** WRITTEN EXERCISE **
Copy out every line exactly, passing over the pictures.

_ _ _

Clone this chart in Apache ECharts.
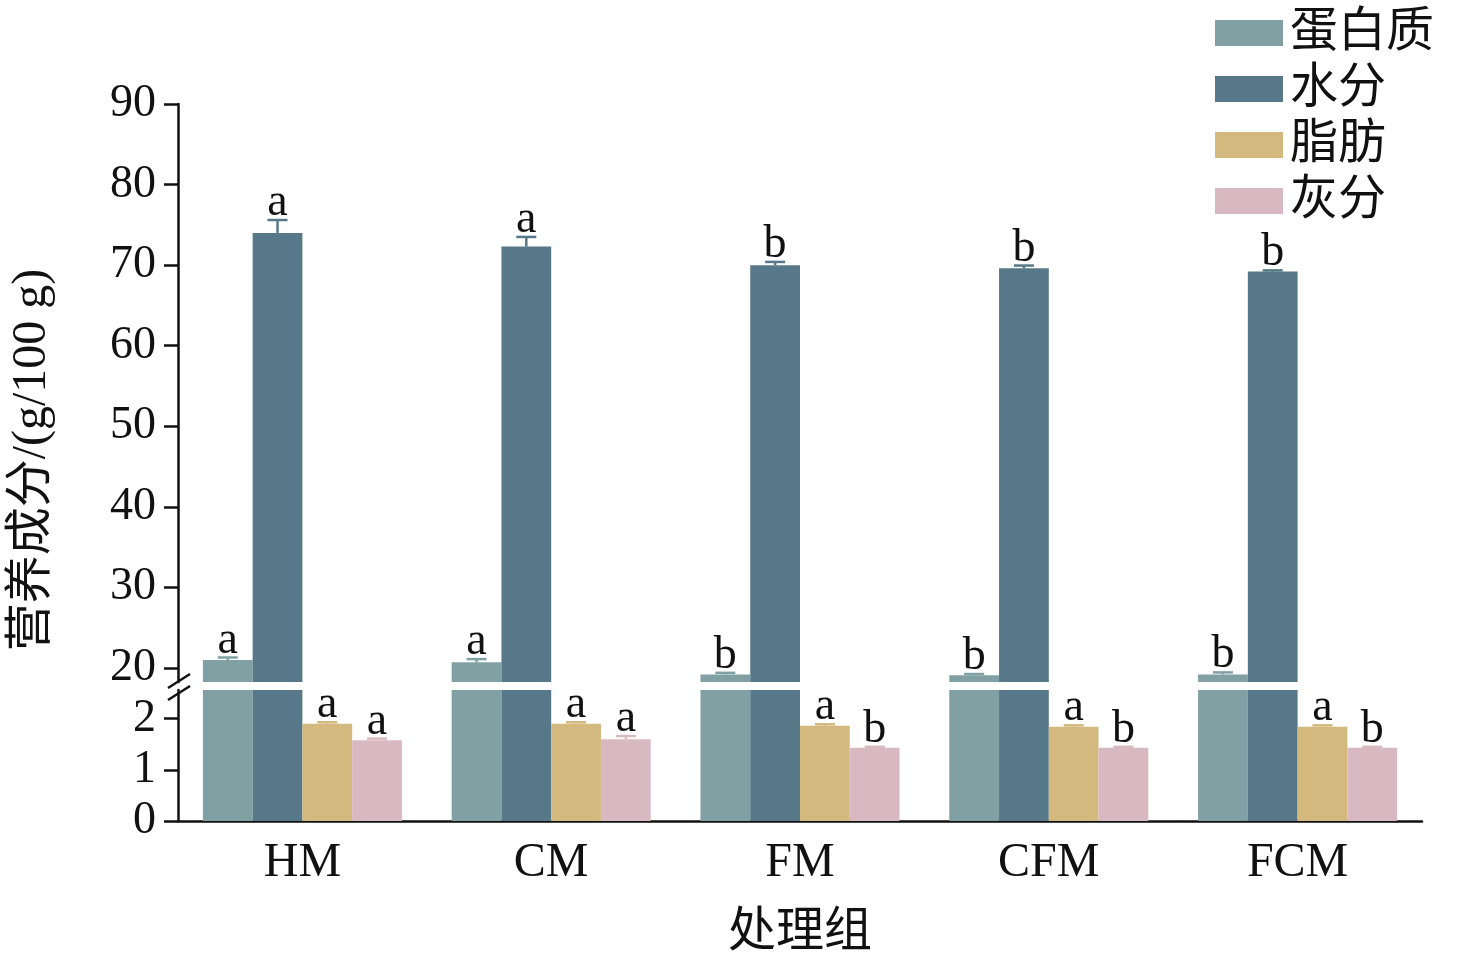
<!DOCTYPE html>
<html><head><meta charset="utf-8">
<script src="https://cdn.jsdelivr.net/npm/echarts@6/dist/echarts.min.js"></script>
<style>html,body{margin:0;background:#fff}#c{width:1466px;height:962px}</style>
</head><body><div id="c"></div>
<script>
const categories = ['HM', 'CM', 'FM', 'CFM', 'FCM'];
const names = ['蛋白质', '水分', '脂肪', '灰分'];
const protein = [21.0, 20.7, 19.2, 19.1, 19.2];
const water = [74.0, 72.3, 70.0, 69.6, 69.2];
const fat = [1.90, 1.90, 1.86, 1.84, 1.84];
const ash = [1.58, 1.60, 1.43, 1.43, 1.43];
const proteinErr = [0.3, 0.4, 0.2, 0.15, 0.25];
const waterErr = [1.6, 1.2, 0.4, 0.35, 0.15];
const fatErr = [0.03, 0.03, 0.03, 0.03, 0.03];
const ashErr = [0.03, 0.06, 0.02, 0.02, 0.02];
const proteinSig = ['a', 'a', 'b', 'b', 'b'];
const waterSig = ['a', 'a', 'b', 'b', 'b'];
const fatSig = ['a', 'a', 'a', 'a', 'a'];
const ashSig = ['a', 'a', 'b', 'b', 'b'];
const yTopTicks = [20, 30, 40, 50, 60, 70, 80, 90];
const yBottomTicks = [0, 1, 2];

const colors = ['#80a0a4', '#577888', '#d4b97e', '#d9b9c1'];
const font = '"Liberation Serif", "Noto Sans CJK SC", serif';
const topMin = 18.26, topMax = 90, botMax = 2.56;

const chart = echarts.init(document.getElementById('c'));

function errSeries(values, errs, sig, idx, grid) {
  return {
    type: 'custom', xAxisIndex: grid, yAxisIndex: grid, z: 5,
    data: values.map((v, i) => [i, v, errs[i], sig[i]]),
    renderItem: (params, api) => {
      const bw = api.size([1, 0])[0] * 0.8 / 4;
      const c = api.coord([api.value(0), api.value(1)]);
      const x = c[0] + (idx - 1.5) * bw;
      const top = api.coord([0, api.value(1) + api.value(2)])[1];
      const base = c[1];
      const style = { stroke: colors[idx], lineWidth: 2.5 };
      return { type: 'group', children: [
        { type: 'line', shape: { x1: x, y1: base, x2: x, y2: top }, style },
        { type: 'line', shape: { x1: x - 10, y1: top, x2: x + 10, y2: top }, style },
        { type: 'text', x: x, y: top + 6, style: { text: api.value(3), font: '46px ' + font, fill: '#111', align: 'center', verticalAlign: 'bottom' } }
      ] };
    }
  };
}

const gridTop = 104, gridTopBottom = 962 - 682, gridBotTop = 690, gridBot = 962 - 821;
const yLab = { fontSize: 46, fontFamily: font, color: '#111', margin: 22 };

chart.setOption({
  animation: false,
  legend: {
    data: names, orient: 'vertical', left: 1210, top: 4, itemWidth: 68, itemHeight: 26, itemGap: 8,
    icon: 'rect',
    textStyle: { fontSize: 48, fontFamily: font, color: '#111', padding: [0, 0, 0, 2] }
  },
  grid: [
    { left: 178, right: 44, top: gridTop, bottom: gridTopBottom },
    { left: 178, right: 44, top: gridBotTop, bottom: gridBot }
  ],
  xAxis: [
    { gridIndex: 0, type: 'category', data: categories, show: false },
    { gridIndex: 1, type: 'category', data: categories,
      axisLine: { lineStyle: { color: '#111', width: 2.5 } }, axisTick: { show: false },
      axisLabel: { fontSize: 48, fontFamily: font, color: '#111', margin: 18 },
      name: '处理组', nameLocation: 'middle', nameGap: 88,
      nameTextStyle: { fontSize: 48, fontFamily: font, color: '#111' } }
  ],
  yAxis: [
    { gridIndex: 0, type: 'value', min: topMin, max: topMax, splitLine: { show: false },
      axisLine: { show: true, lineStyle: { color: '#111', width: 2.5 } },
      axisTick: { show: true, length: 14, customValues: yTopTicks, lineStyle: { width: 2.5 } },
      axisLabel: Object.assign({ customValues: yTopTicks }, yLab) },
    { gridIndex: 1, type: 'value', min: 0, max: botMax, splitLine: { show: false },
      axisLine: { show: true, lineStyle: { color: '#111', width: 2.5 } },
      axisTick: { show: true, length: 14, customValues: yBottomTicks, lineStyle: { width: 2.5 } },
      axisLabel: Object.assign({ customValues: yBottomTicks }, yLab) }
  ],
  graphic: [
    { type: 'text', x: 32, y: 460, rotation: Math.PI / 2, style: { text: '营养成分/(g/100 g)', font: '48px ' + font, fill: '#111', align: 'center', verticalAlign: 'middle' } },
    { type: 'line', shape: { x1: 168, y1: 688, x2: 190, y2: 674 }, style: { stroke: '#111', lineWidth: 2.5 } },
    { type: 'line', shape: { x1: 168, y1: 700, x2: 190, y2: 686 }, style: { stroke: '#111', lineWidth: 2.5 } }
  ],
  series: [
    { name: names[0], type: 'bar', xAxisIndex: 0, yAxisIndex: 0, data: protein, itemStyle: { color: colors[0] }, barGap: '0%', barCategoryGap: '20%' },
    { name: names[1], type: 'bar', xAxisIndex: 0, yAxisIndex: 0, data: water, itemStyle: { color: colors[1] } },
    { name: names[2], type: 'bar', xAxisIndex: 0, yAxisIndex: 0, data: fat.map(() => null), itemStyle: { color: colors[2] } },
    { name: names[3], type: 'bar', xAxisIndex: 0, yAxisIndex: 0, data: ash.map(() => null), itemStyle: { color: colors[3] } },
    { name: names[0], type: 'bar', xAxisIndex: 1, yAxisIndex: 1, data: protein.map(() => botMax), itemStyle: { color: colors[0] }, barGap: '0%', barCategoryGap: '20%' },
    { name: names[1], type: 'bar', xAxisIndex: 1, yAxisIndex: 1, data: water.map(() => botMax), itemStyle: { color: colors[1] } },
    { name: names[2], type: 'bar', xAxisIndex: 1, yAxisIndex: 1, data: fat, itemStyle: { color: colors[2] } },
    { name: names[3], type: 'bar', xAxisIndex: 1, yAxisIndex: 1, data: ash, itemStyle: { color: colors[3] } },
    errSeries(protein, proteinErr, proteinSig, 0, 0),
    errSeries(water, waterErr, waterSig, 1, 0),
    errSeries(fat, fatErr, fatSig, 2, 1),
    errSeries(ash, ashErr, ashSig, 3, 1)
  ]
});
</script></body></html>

_ _ _

** RESPONSE **
Clone this chart in Apache ECharts.
<!DOCTYPE html>
<html><head><meta charset="utf-8">
<script src="https://cdn.jsdelivr.net/npm/echarts@6/dist/echarts.min.js"></script>
<style>html,body{margin:0;background:#fff}#c{width:1466px;height:962px}</style>
</head><body><div id="c"></div>
<script>
const categories = ['HM', 'CM', 'FM', 'CFM', 'FCM'];
const names = ['蛋白质', '水分', '脂肪', '灰分'];
const protein = [21.0, 20.7, 19.2, 19.1, 19.2];
const water = [74.0, 72.3, 70.0, 69.6, 69.2];
const fat = [1.90, 1.90, 1.86, 1.84, 1.84];
const ash = [1.58, 1.60, 1.43, 1.43, 1.43];
const proteinErr = [0.3, 0.4, 0.2, 0.15, 0.25];
const waterErr = [1.6, 1.2, 0.4, 0.35, 0.15];
const fatErr = [0.03, 0.03, 0.03, 0.03, 0.03];
const ashErr = [0.03, 0.06, 0.02, 0.02, 0.02];
const proteinSig = ['a', 'a', 'b', 'b', 'b'];
const waterSig = ['a', 'a', 'b', 'b', 'b'];
const fatSig = ['a', 'a', 'a', 'a', 'a'];
const ashSig = ['a', 'a', 'b', 'b', 'b'];
const yTopTicks = [20, 30, 40, 50, 60, 70, 80, 90];
const yBottomTicks = [0, 1, 2];

const colors = ['#80a0a4', '#577888', '#d4b97e', '#d9b9c1'];
const font = '"Liberation Serif", "Noto Sans CJK SC", serif';
const topMin = 18.26, topMax = 90, botMax = 2.56;

const chart = echarts.init(document.getElementById('c'));

function errSeries(values, errs, sig, idx, grid) {
  return {
    type: 'custom', xAxisIndex: grid, yAxisIndex: grid, z: 5,
    data: values.map((v, i) => [i, v, errs[i], sig[i]]),
    renderItem: (params, api) => {
      const bw = api.size([1, 0])[0] * 0.8 / 4;
      const c = api.coord([api.value(0), api.value(1)]);
      const x = c[0] + (idx - 1.5) * bw;
      const top = api.coord([0, api.value(1) + api.value(2)])[1];
      const base = c[1];
      const style = { stroke: colors[idx], lineWidth: 2.5 };
      return { type: 'group', children: [
        { type: 'line', shape: { x1: x, y1: base, x2: x, y2: top }, style },
        { type: 'line', shape: { x1: x - 10, y1: top, x2: x + 10, y2: top }, style },
        { type: 'text', x: x, y: top + 6, style: { text: api.value(3), font: '46px ' + font, fill: '#111', align: 'center', verticalAlign: 'bottom' } }
      ] };
    }
  };
}

const gridTop = 104, gridTopBottom = 962 - 682, gridBotTop = 690, gridBot = 962 - 821;
const yLab = { fontSize: 46, fontFamily: font, color: '#111', margin: 22 };

chart.setOption({
  animation: false,
  legend: {
    data: names, orient: 'vertical', left: 1210, top: 4, itemWidth: 68, itemHeight: 26, itemGap: 8,
    icon: 'rect',
    textStyle: { fontSize: 48, fontFamily: font, color: '#111', padding: [0, 0, 0, 2] }
  },
  grid: [
    { left: 178, right: 44, top: gridTop, bottom: gridTopBottom },
    { left: 178, right: 44, top: gridBotTop, bottom: gridBot }
  ],
  xAxis: [
    { gridIndex: 0, type: 'category', data: categories, show: false },
    { gridIndex: 1, type: 'category', data: categories,
      axisLine: { lineStyle: { color: '#111', width: 2.5 } }, axisTick: { show: false },
      axisLabel: { fontSize: 48, fontFamily: font, color: '#111', margin: 18 },
      name: '处理组', nameLocation: 'middle', nameGap: 88,
      nameTextStyle: { fontSize: 48, fontFamily: font, color: '#111' } }
  ],
  yAxis: [
    { gridIndex: 0, type: 'value', min: topMin, max: topMax, splitLine: { show: false },
      axisLine: { show: true, lineStyle: { color: '#111', width: 2.5 } },
      axisTick: { show: true, length: 14, customValues: yTopTicks, lineStyle: { width: 2.5 } },
      axisLabel: Object.assign({ customValues: yTopTicks }, yLab) },
    { gridIndex: 1, type: 'value', min: 0, max: botMax, splitLine: { show: false },
      axisLine: { show: true, lineStyle: { color: '#111', width: 2.5 } },
      axisTick: { show: true, length: 14, customValues: yBottomTicks, lineStyle: { width: 2.5 } },
      axisLabel: Object.assign({ customValues: yBottomTicks }, yLab) }
  ],
  graphic: [
    { type: 'text', x: 32, y: 460, rotation: Math.PI / 2, style: { text: '营养成分/(g/100 g)', font: '48px ' + font, fill: '#111', align: 'center', verticalAlign: 'middle' } },
    { type: 'line', shape: { x1: 168, y1: 688, x2: 190, y2: 674 }, style: { stroke: '#111', lineWidth: 2.5 } },
    { type: 'line', shape: { x1: 168, y1: 700, x2: 190, y2: 686 }, style: { stroke: '#111', lineWidth: 2.5 } }
  ],
  series: [
    { name: names[0], type: 'bar', xAxisIndex: 0, yAxisIndex: 0, data: protein, itemStyle: { color: colors[0] }, barGap: '0%', barCategoryGap: '20%' },
    { name: names[1], type: 'bar', xAxisIndex: 0, yAxisIndex: 0, data: water, itemStyle: { color: colors[1] } },
    { name: names[2], type: 'bar', xAxisIndex: 0, yAxisIndex: 0, data: fat.map(() => null), itemStyle: { color: colors[2] } },
    { name: names[3], type: 'bar', xAxisIndex: 0, yAxisIndex: 0, data: ash.map(() => null), itemStyle: { color: colors[3] } },
    { name: names[0], type: 'bar', xAxisIndex: 1, yAxisIndex: 1, data: protein.map(() => botMax), itemStyle: { color: colors[0] }, barGap: '0%', barCategoryGap: '20%' },
    { name: names[1], type: 'bar', xAxisIndex: 1, yAxisIndex: 1, data: water.map(() => botMax), itemStyle: { color: colors[1] } },
    { name: names[2], type: 'bar', xAxisIndex: 1, yAxisIndex: 1, data: fat, itemStyle: { color: colors[2] } },
    { name: names[3], type: 'bar', xAxisIndex: 1, yAxisIndex: 1, data: ash, itemStyle: { color: colors[3] } },
    errSeries(protein, proteinErr, proteinSig, 0, 0),
    errSeries(water, waterErr, waterSig, 1, 0),
    errSeries(fat, fatErr, fatSig, 2, 1),
    errSeries(ash, ashErr, ashSig, 3, 1)
  ]
});
</script></body></html>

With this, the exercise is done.